GEOG 495

Spring 2021 All Classes

All Classes

Credit: 3 OR 4 hours.

Explores special topics not covered in regularly scheduled Geography courses.

3 or 4 undergraduate hours. 3 or 4 graduate hours. May be repeated if topics vary in the same term to a maximum of 9 undergraduate hours or 12 graduate hours or in separate terms to a maximum of 12 undergraduate hours or 12 graduate hours.

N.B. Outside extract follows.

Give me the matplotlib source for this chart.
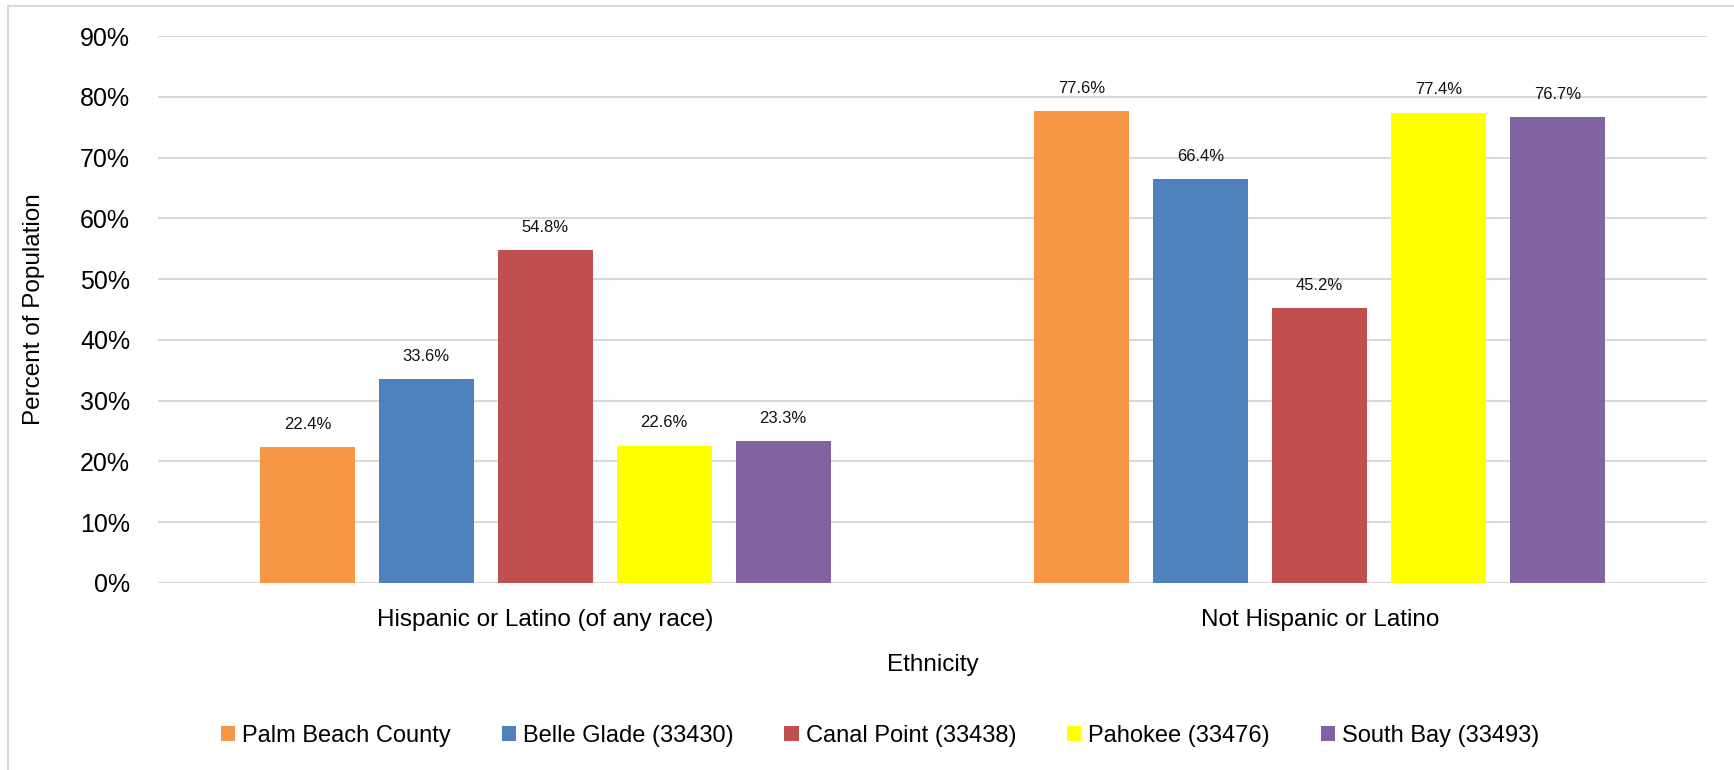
import matplotlib.pyplot as plt
import numpy as np
from matplotlib.patches import Rectangle
from matplotlib.ticker import FuncFormatter

plt.rcParams['font.family'] = ['Liberation Sans Narrow', 'Liberation Sans', 'DejaVu Sans']

categories = ['Hispanic or Latino (of any race)', 'Not Hispanic or Latino']
series_names = ['Palm Beach County', 'Belle Glade (33430)', 'Canal Point (33438)',
                'Pahokee (33476)', 'South Bay (33493)']
palm_beach = [22.4, 77.6]
belle_glade = [33.6, 66.4]
canal_point = [54.8, 45.2]
pahokee = [22.6, 77.4]
south_bay = [23.3, 76.7]
colors = ['#F79646', '#4F81BD', '#C0504D', '#FFFF00', '#8064A2']

all_series = [palm_beach, belle_glade, canal_point, pahokee, south_bay]

fig = plt.figure(figsize=(17.34, 7.7), dpi=100)
ax = fig.add_axes([158 / 1734, 1 - 583 / 770, (1707 - 158) / 1734, (583 - 36) / 770])

# light frame around the chart (only top and left visible in the crop)
fig.patches.append(Rectangle((8 / 1734, -0.1), 1.2, 1 - 6 / 770 + 0.1, transform=fig.transFigure,
                             fill=False, edgecolor='#D9D9D9', linewidth=1.5))

x = np.arange(len(categories))
step = 0.1535
width = 0.1227
for i, (name, vals) in enumerate(zip(series_names, all_series)):
    pos = x + (i - 2) * step
    bars = ax.bar(pos, vals, width, color=colors[i], label=name, zorder=3)
    for b, v in zip(bars, vals):
        ax.text(b.get_x() + b.get_width() / 2, v + 2.5, '%.1f%%' % v,
                ha='center', va='bottom', fontsize=12, color='#111111')

ax.set_xlim(-0.5, 1.5)
ax.set_ylim(0, 90)
ax.set_yticks(range(0, 91, 10))
ax.yaxis.set_major_formatter(FuncFormatter(lambda v, p: '%d%%' % v))
ax.set_xticks(x)
ax.set_xticklabels(categories)
ax.tick_params(axis='both', length=0, labelsize=18)
ax.tick_params(axis='x', labelsize=17.5, pad=19)
ax.tick_params(axis='y', pad=20)
ax.grid(axis='y', color='#D9D9D9', linewidth=1.5, zorder=0)
for s in ax.spines.values():
    s.set_visible(False)

ax.set_ylabel('Percent of Population', fontsize=17.5, labelpad=25)
ax.set_xlabel('Ethnicity', fontsize=17.5, labelpad=16)

fig.legend(loc='center', bbox_to_anchor=(880 / 1734, 1 - 736 / 770), ncol=5, frameon=False,
           fontsize=17, handlelength=0.6, handleheight=0.6, handletextpad=0.3, columnspacing=2.15)

fig.savefig('out.png', dpi=100)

GEOG 495 class schedule data for spring 2021
CRN Type Section Time Day Location Instructor Section Details
72114
Online
NAA
11:00AM -1:50PM
R
n.a.
Alvarado, N
Part of Term:
1
Date Range:
01/25/21-05/05/21
Credit:
4 hours
Section Title:
Migration and the City
Section Info:
In this course, we will read and discuss a number of classic and cutting edge texts that allow us conceptualize migrants as city-makers. We will critically engage with the manifold migrant urbanisms emerging throughout the world with the objective of understanding the city through the lens of migration and migration through the lens of the city. Most international migrants, asylum seekers, and refugees move to cities searching for better services, education, and livelihood opportunities that urban areas provide. Such movement patterns represent challenges and opportunities for host cities that are not captured in traditional debates on the assimilation/integration of migrants into national projects. More than the nation, the city becomes the main terrain on which migrants’ efforts to improve their lives unfold. In the process, migration generates variegated forms of city-making that design novel textures into the urban fabric. Migrants have become a force behind urbanization, creating and shaping their own spaces, deploying their own politics, and expanding the boundaries of citizenship and democracy. Migration often also intersects with and contributes to multiple forms of informality in fast-growing cities of the global South. Migrant economies spread across urban terrains, connecting local transactions to transnational circuits of capital, and reflecting what Verónica Gago refers to as the baroque economies and popular pragmatics that fuel neoliberalism from below. At the same time, racialized migration regimes shape governance, urban policy, and modes of intervention towards migration. Racism and xenophobia, along with a lack of citizenship rights, determine the limits and possibilities of migrant participation in cities. Most literature on migration has failed to address the importance of the urban scale for migrants, while urban theory has been uninterested in the migrant urbanism that is part of the ongoing transformation of urban spaces across the globe. In this course you will be an active agent in shaping your knowledge on migrants and urban areas and you will leave with a deeper understanding of the migration-city nexus.